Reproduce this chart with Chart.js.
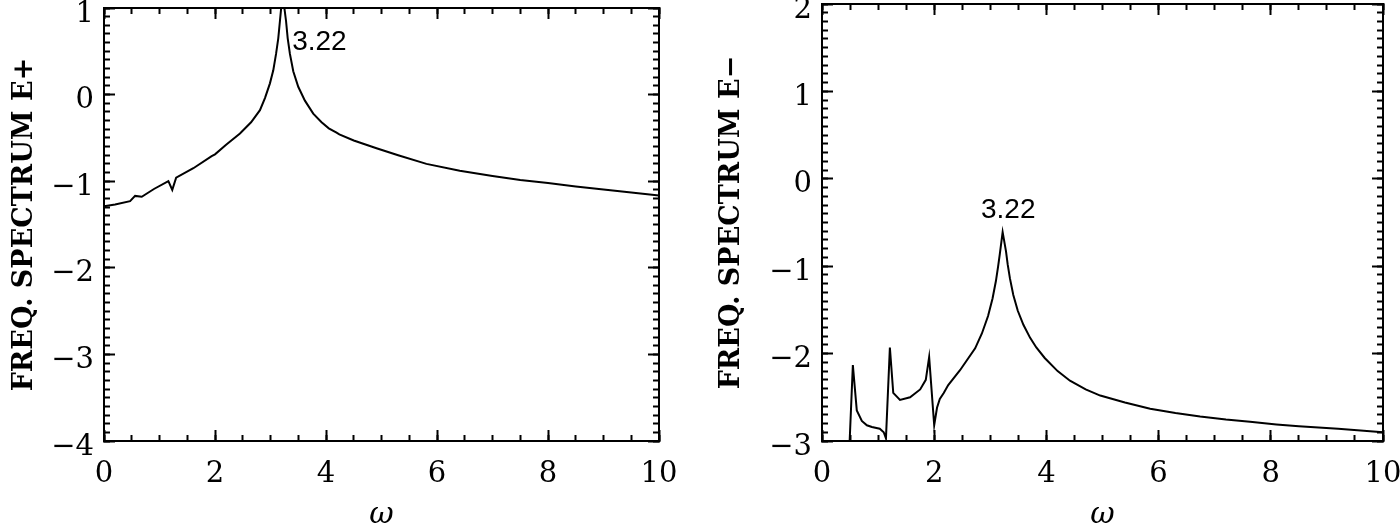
<!DOCTYPE html>
<html>
<head>
<meta charset="utf-8">
<title>Frequency spectra E+ / E-</title>
<script src="https://cdn.jsdelivr.net/npm/chart.js@4/dist/chart.umd.min.js"></script>
<style>
  body { margin: 0; background: #fff; }
  #wrap { position: relative; width: 1400px; height: 526px; }
  canvas { position: absolute; top: 0; }
  #c1 { left: 0; }
  #c2 { left: 700px; }
</style>
</head>
<body>
<div id="wrap">
  <canvas id="c1" width="700" height="526"></canvas>
  <canvas id="c2" width="700" height="526"></canvas>
</div>
<script>
// E+ spectrum (left panel)
const omegaPlus = [0, 0.2, 0.47, 0.56, 0.68, 0.9, 1.16, 1.23, 1.3, 1.61, 1.94, 2.0, 2.2, 2.45, 2.65, 2.81, 2.9, 2.99, 3.05, 3.1, 3.14, 3.17, 3.2, 3.22, 3.24, 3.28, 3.31, 3.35, 3.41, 3.5, 3.62, 3.77, 3.92, 4.05, 4.19, 4.24, 4.5, 4.91, 5.3, 5.81, 6.41, 7.0, 7.5, 8.0, 8.5, 9.0, 9.5, 10];
const specPlus  = [-1.29, -1.27, -1.23, -1.17, -1.18, -1.09, -1.0, -1.1, -0.96, -0.85, -0.71, -0.69, -0.58, -0.45, -0.32, -0.18, -0.04, 0.13, 0.28, 0.47, 0.65, 0.85, 1.05, 1.3, 1.05, 0.85, 0.65, 0.47, 0.27, 0.09, -0.07, -0.22, -0.32, -0.39, -0.44, -0.46, -0.53, -0.62, -0.7, -0.8, -0.88, -0.94, -0.985, -1.02, -1.06, -1.095, -1.13, -1.165];

// E- spectrum (right panel)
const omegaMinus = [0.48, 0.55, 0.62, 0.71, 0.8, 0.89, 1.03, 1.1, 1.14, 1.21, 1.27, 1.39, 1.57, 1.75, 1.85, 1.91, 2.0, 2.05, 2.1, 2.17, 2.25, 2.46, 2.73, 2.85, 2.96, 3.04, 3.1, 3.14, 3.17, 3.22, 3.28, 3.31, 3.35, 3.41, 3.49, 3.59, 3.71, 3.82, 3.97, 4.2, 4.42, 4.7, 4.96, 5.4, 5.85, 6.3, 6.74, 7.2, 7.63, 8.1, 8.5, 9.2, 10];
const specMinus  = [-3.2, -2.13, -2.65, -2.77, -2.82, -2.84, -2.86, -2.9, -2.97, -1.93, -2.45, -2.53, -2.5, -2.41, -2.3, -2.04, -2.82, -2.62, -2.52, -2.45, -2.36, -2.19, -1.94, -1.77, -1.57, -1.37, -1.17, -1.0, -0.86, -0.61, -0.83, -0.98, -1.14, -1.33, -1.51, -1.67, -1.82, -1.93, -2.05, -2.2, -2.31, -2.41, -2.48, -2.56, -2.63, -2.68, -2.72, -2.755, -2.78, -2.81, -2.83, -2.86, -2.9];

const peakText = '3.22';

function noPad(s) { s.paddingTop = 0; s.paddingBottom = 0; s.paddingLeft = 0; s.paddingRight = 0; }

// plain tick-only axis (inward ticks, no labels)
function tickAxis(pos, min, max, step, len, border) {
  return {
    type: 'linear', position: pos, min: min, max: max, weight: 0,
    border: { display: border, color: '#000', width: 2 },
    grid: { drawOnChartArea: false, drawTicks: true, tickLength: -len, tickColor: '#000', tickWidth: 2 },
    ticks: { display: false, stepSize: step },
    afterFit: function (s) { noPad(s); if (s.isHorizontal()) s.height = 0; else s.width = 0; }
  };
}

const minus = v => String(v).replace('-', '\u2212');

const peakLabel = {
  id: 'peakLabel',
  afterDatasetsDraw(chart, args, opts) {
    const ctx = chart.ctx;
    ctx.save();
    ctx.font = '28px "Liberation Sans", sans-serif';
    ctx.fillStyle = '#000';
    ctx.textAlign = opts.align;
    ctx.textBaseline = 'middle';
    ctx.fillText(opts.text, chart.scales.x.getPixelForValue(opts.x), chart.scales.y.getPixelForValue(opts.y));
    ctx.restore();
  }
};

function makeChart(id, xs, ys, p) {
  const tickFont = { family: 'DejaVu Serif', size: 29 };
  new Chart(document.getElementById(id), {
    type: 'line',
    data: {
      datasets: [{
        data: xs.map((x, i) => ({ x: x, y: ys[i] })),
        borderColor: '#000', borderWidth: 2, pointRadius: 0, tension: 0, fill: false
      }]
    },
    options: {
      responsive: false, animation: false,
      layout: { padding: { left: 0, right: p.right, top: p.top, bottom: 0 } },
      plugins: {
        legend: { display: false }, tooltip: { enabled: false },
        peakLabel: { text: peakText, x: p.labelX, y: p.labelY, align: p.labelAlign }
      },
      scales: {
        x: {
          type: 'linear', position: 'bottom', min: 0, max: 10, weight: 1,
          border: { display: true, color: '#000', width: 2 },
          grid: { drawOnChartArea: false, drawTicks: true, tickLength: -11, tickColor: '#000', tickWidth: 2 },
          ticks: { stepSize: 2, padding: 27, color: '#000', font: tickFont, maxRotation: 0, autoSkip: false },
          title: { display: true, text: 'ω', color: '#000', font: { family: 'DejaVu Serif', size: 30, style: 'italic' }, padding: { top: 0, bottom: -7 } },
          afterFit: function (s) { noPad(s); s.height = 85; }
        },
        xMinor: tickAxis('bottom', 0, 10, 0.5, 6, false),
        xTop: tickAxis('top', 0, 10, 2, 11, true),
        xTopMinor: tickAxis('top', 0, 10, 0.5, 6, false),
        y: {
          type: 'linear', position: 'left', min: p.ymin, max: p.ymax, weight: 1,
          border: { display: true, color: '#000', width: 2 },
          grid: { drawOnChartArea: false, drawTicks: true, tickLength: -11, tickColor: '#000', tickWidth: 2 },
          ticks: { stepSize: 1, padding: 21, labelOffset: 6, color: '#000', font: tickFont, autoSkip: false, callback: minus },
          title: { display: true, text: p.title, color: '#000', font: { family: 'DejaVu Serif', size: 27, weight: 'bold' }, padding: { top: p.titlePad, bottom: 0 } },
          afterFit: function (s) { noPad(s); s.width = p.yWidth; }
        },
        yMinor: tickAxis('left', p.ymin, p.ymax, 0.1, 6, false),
        yRight: tickAxis('right', p.ymin, p.ymax, 1, 11, true),
        yRightMinor: tickAxis('right', p.ymin, p.ymax, 0.1, 6, false)
      }
    },
    plugins: [peakLabel]
  });
}

makeChart('c1', omegaPlus, specPlus, {
  ymin: -4, ymax: 1, title: 'FREQ. SPECTRUM E+', yWidth: 104, right: 41, top: 8, titlePad: 9,
  labelX: 3.39, labelY: 0.6, labelAlign: 'left'
});
makeChart('c2', omegaMinus, specMinus, {
  ymin: -3, ymax: 2, title: 'FREQ. SPECTRUM E\u2212', yWidth: 122, right: 17, top: 4, titlePad: 16,
  labelX: 3.32, labelY: -0.36, labelAlign: 'center'
});
</script>
</body>
</html>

────────

● DIRECTIVE: Pictures are to be left out; repeat all the remaining data exactly.

● EXERCISE RESULT:
Reproduce this chart with Chart.js.
<!DOCTYPE html>
<html>
<head>
<meta charset="utf-8">
<title>Frequency spectra E+ / E-</title>
<script src="https://cdn.jsdelivr.net/npm/chart.js@4/dist/chart.umd.min.js"></script>
<style>
  body { margin: 0; background: #fff; }
  #wrap { position: relative; width: 1400px; height: 526px; }
  canvas { position: absolute; top: 0; }
  #c1 { left: 0; }
  #c2 { left: 700px; }
</style>
</head>
<body>
<div id="wrap">
  <canvas id="c1" width="700" height="526"></canvas>
  <canvas id="c2" width="700" height="526"></canvas>
</div>
<script>
// E+ spectrum (left panel)
const omegaPlus = [0, 0.2, 0.47, 0.56, 0.68, 0.9, 1.16, 1.23, 1.3, 1.61, 1.94, 2.0, 2.2, 2.45, 2.65, 2.81, 2.9, 2.99, 3.05, 3.1, 3.14, 3.17, 3.2, 3.22, 3.24, 3.28, 3.31, 3.35, 3.41, 3.5, 3.62, 3.77, 3.92, 4.05, 4.19, 4.24, 4.5, 4.91, 5.3, 5.81, 6.41, 7.0, 7.5, 8.0, 8.5, 9.0, 9.5, 10];
const specPlus  = [-1.29, -1.27, -1.23, -1.17, -1.18, -1.09, -1.0, -1.1, -0.96, -0.85, -0.71, -0.69, -0.58, -0.45, -0.32, -0.18, -0.04, 0.13, 0.28, 0.47, 0.65, 0.85, 1.05, 1.3, 1.05, 0.85, 0.65, 0.47, 0.27, 0.09, -0.07, -0.22, -0.32, -0.39, -0.44, -0.46, -0.53, -0.62, -0.7, -0.8, -0.88, -0.94, -0.985, -1.02, -1.06, -1.095, -1.13, -1.165];

// E- spectrum (right panel)
const omegaMinus = [0.48, 0.55, 0.62, 0.71, 0.8, 0.89, 1.03, 1.1, 1.14, 1.21, 1.27, 1.39, 1.57, 1.75, 1.85, 1.91, 2.0, 2.05, 2.1, 2.17, 2.25, 2.46, 2.73, 2.85, 2.96, 3.04, 3.1, 3.14, 3.17, 3.22, 3.28, 3.31, 3.35, 3.41, 3.49, 3.59, 3.71, 3.82, 3.97, 4.2, 4.42, 4.7, 4.96, 5.4, 5.85, 6.3, 6.74, 7.2, 7.63, 8.1, 8.5, 9.2, 10];
const specMinus  = [-3.2, -2.13, -2.65, -2.77, -2.82, -2.84, -2.86, -2.9, -2.97, -1.93, -2.45, -2.53, -2.5, -2.41, -2.3, -2.04, -2.82, -2.62, -2.52, -2.45, -2.36, -2.19, -1.94, -1.77, -1.57, -1.37, -1.17, -1.0, -0.86, -0.61, -0.83, -0.98, -1.14, -1.33, -1.51, -1.67, -1.82, -1.93, -2.05, -2.2, -2.31, -2.41, -2.48, -2.56, -2.63, -2.68, -2.72, -2.755, -2.78, -2.81, -2.83, -2.86, -2.9];

const peakText = '3.22';

function noPad(s) { s.paddingTop = 0; s.paddingBottom = 0; s.paddingLeft = 0; s.paddingRight = 0; }

// plain tick-only axis (inward ticks, no labels)
function tickAxis(pos, min, max, step, len, border) {
  return {
    type: 'linear', position: pos, min: min, max: max, weight: 0,
    border: { display: border, color: '#000', width: 2 },
    grid: { drawOnChartArea: false, drawTicks: true, tickLength: -len, tickColor: '#000', tickWidth: 2 },
    ticks: { display: false, stepSize: step },
    afterFit: function (s) { noPad(s); if (s.isHorizontal()) s.height = 0; else s.width = 0; }
  };
}

const minus = v => String(v).replace('-', '\u2212');

const peakLabel = {
  id: 'peakLabel',
  afterDatasetsDraw(chart, args, opts) {
    const ctx = chart.ctx;
    ctx.save();
    ctx.font = '28px "Liberation Sans", sans-serif';
    ctx.fillStyle = '#000';
    ctx.textAlign = opts.align;
    ctx.textBaseline = 'middle';
    ctx.fillText(opts.text, chart.scales.x.getPixelForValue(opts.x), chart.scales.y.getPixelForValue(opts.y));
    ctx.restore();
  }
};

function makeChart(id, xs, ys, p) {
  const tickFont = { family: 'DejaVu Serif', size: 29 };
  new Chart(document.getElementById(id), {
    type: 'line',
    data: {
      datasets: [{
        data: xs.map((x, i) => ({ x: x, y: ys[i] })),
        borderColor: '#000', borderWidth: 2, pointRadius: 0, tension: 0, fill: false
      }]
    },
    options: {
      responsive: false, animation: false,
      layout: { padding: { left: 0, right: p.right, top: p.top, bottom: 0 } },
      plugins: {
        legend: { display: false }, tooltip: { enabled: false },
        peakLabel: { text: peakText, x: p.labelX, y: p.labelY, align: p.labelAlign }
      },
      scales: {
        x: {
          type: 'linear', position: 'bottom', min: 0, max: 10, weight: 1,
          border: { display: true, color: '#000', width: 2 },
          grid: { drawOnChartArea: false, drawTicks: true, tickLength: -11, tickColor: '#000', tickWidth: 2 },
          ticks: { stepSize: 2, padding: 27, color: '#000', font: tickFont, maxRotation: 0, autoSkip: false },
          title: { display: true, text: 'ω', color: '#000', font: { family: 'DejaVu Serif', size: 30, style: 'italic' }, padding: { top: 0, bottom: -7 } },
          afterFit: function (s) { noPad(s); s.height = 85; }
        },
        xMinor: tickAxis('bottom', 0, 10, 0.5, 6, false),
        xTop: tickAxis('top', 0, 10, 2, 11, true),
        xTopMinor: tickAxis('top', 0, 10, 0.5, 6, false),
        y: {
          type: 'linear', position: 'left', min: p.ymin, max: p.ymax, weight: 1,
          border: { display: true, color: '#000', width: 2 },
          grid: { drawOnChartArea: false, drawTicks: true, tickLength: -11, tickColor: '#000', tickWidth: 2 },
          ticks: { stepSize: 1, padding: 21, labelOffset: 6, color: '#000', font: tickFont, autoSkip: false, callback: minus },
          title: { display: true, text: p.title, color: '#000', font: { family: 'DejaVu Serif', size: 27, weight: 'bold' }, padding: { top: p.titlePad, bottom: 0 } },
          afterFit: function (s) { noPad(s); s.width = p.yWidth; }
        },
        yMinor: tickAxis('left', p.ymin, p.ymax, 0.1, 6, false),
        yRight: tickAxis('right', p.ymin, p.ymax, 1, 11, true),
        yRightMinor: tickAxis('right', p.ymin, p.ymax, 0.1, 6, false)
      }
    },
    plugins: [peakLabel]
  });
}

makeChart('c1', omegaPlus, specPlus, {
  ymin: -4, ymax: 1, title: 'FREQ. SPECTRUM E+', yWidth: 104, right: 41, top: 8, titlePad: 9,
  labelX: 3.39, labelY: 0.6, labelAlign: 'left'
});
makeChart('c2', omegaMinus, specMinus, {
  ymin: -3, ymax: 2, title: 'FREQ. SPECTRUM E\u2212', yWidth: 122, right: 17, top: 4, titlePad: 16,
  labelX: 3.32, labelY: -0.36, labelAlign: 'center'
});
</script>
</body>
</html>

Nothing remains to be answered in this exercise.